### DATASET ENTRIES
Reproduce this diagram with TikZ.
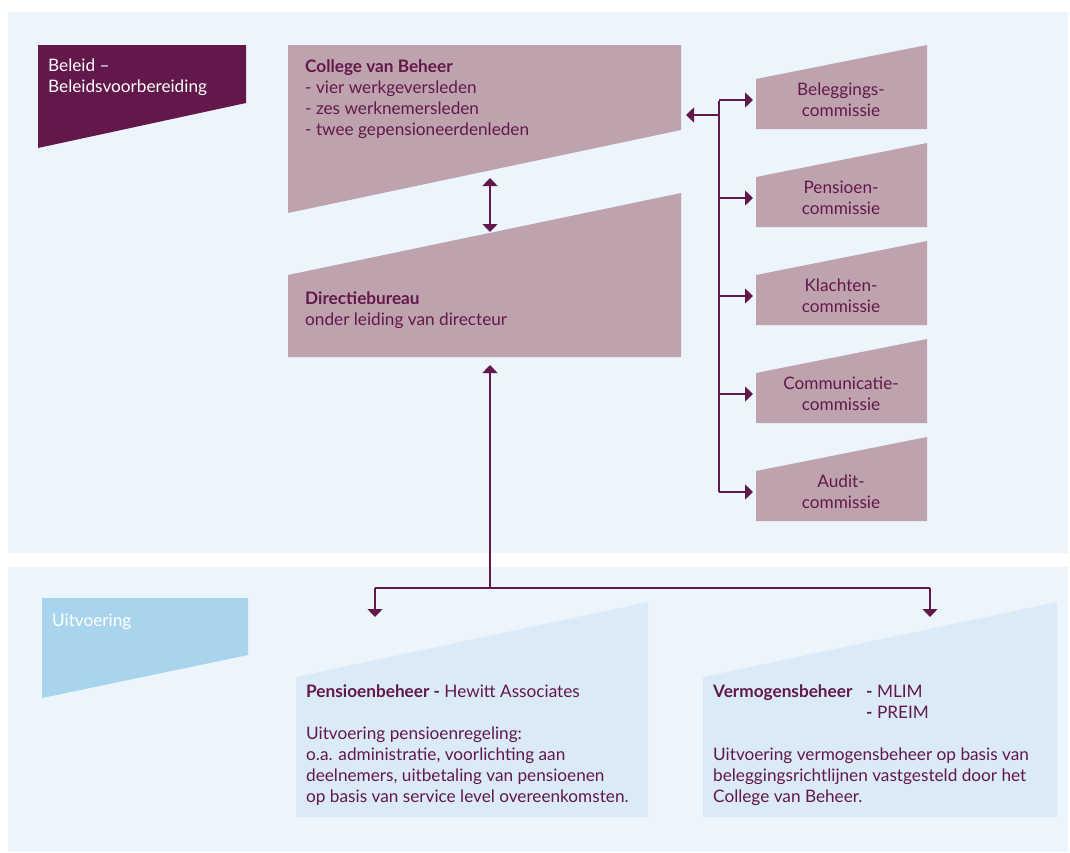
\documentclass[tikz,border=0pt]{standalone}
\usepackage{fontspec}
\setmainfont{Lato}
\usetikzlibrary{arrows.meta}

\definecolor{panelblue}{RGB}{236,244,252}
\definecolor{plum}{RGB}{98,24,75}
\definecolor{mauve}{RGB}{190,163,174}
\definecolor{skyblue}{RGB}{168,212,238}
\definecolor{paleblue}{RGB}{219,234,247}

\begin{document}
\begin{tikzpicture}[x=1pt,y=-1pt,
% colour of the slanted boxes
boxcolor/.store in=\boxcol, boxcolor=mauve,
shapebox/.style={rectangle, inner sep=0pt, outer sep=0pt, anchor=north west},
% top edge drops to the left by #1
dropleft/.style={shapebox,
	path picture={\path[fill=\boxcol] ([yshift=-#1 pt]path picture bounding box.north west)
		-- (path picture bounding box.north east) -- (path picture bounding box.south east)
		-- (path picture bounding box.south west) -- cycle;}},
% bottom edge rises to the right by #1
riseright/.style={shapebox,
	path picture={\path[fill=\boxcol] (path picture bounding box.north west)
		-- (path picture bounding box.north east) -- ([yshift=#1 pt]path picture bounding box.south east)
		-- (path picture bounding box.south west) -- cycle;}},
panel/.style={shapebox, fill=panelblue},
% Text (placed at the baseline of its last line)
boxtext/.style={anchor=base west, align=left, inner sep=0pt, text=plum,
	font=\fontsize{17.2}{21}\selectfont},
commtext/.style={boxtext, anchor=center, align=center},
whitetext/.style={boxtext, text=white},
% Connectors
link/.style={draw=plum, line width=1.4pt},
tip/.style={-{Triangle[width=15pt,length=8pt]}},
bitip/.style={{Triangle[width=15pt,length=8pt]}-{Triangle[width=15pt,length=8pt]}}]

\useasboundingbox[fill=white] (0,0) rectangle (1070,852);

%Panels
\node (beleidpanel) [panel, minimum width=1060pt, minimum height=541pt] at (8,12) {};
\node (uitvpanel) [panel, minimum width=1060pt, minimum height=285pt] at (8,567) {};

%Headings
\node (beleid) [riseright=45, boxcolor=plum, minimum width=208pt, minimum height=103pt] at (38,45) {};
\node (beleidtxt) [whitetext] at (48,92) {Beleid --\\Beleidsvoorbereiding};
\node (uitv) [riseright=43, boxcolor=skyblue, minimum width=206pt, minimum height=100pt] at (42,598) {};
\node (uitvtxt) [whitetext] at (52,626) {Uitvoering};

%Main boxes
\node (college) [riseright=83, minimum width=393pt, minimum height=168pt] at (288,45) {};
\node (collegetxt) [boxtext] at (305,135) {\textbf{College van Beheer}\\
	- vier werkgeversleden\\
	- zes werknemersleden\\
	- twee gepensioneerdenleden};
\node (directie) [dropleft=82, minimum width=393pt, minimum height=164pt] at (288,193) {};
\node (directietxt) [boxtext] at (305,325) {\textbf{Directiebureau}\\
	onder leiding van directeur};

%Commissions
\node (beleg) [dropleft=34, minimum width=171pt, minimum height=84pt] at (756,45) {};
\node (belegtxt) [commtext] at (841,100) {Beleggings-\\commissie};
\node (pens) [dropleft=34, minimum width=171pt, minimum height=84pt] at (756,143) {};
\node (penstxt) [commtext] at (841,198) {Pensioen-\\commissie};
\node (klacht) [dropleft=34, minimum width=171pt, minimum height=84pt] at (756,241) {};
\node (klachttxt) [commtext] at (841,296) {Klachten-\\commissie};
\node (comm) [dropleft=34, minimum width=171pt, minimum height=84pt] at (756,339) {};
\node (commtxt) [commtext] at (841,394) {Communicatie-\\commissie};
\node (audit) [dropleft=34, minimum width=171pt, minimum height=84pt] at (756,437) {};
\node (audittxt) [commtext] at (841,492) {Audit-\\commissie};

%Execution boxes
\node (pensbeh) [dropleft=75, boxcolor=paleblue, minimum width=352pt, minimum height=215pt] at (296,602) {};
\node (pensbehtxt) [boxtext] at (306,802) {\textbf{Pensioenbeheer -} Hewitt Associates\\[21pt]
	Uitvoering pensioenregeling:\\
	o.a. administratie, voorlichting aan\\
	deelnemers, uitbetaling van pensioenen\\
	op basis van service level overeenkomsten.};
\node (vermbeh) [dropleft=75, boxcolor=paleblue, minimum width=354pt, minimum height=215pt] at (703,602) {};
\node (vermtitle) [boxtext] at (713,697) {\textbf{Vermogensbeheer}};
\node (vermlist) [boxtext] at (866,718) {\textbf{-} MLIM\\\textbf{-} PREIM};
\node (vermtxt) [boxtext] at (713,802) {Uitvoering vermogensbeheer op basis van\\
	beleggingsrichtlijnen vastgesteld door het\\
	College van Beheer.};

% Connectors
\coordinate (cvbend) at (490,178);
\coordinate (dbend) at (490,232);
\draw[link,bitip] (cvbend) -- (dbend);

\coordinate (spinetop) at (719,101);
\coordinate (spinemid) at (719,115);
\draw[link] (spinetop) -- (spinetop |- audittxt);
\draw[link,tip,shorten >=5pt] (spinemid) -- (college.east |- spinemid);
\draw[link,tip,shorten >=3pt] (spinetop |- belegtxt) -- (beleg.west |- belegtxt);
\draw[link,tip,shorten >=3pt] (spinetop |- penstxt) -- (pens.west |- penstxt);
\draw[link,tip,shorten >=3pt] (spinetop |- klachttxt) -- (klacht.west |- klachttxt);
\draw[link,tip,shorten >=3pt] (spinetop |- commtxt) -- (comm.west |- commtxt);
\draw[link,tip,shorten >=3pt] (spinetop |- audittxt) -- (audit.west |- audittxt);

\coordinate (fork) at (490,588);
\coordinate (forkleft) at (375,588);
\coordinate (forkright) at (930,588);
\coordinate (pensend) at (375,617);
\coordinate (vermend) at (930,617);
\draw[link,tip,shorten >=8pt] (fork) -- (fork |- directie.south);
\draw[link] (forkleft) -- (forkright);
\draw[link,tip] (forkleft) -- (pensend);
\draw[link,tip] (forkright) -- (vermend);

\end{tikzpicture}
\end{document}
* * *
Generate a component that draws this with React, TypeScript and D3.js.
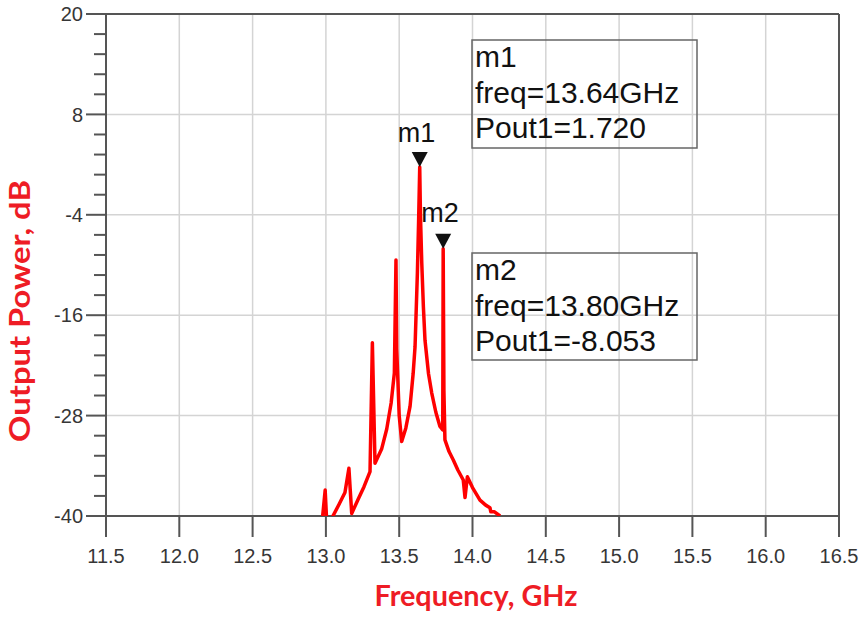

### DIRECTION
Return only those lines of the records that contain the string "this".

### SOLUTION
Reproduce this diagram with TikZ.
Generate a component that draws this with React, TypeScript and D3.js.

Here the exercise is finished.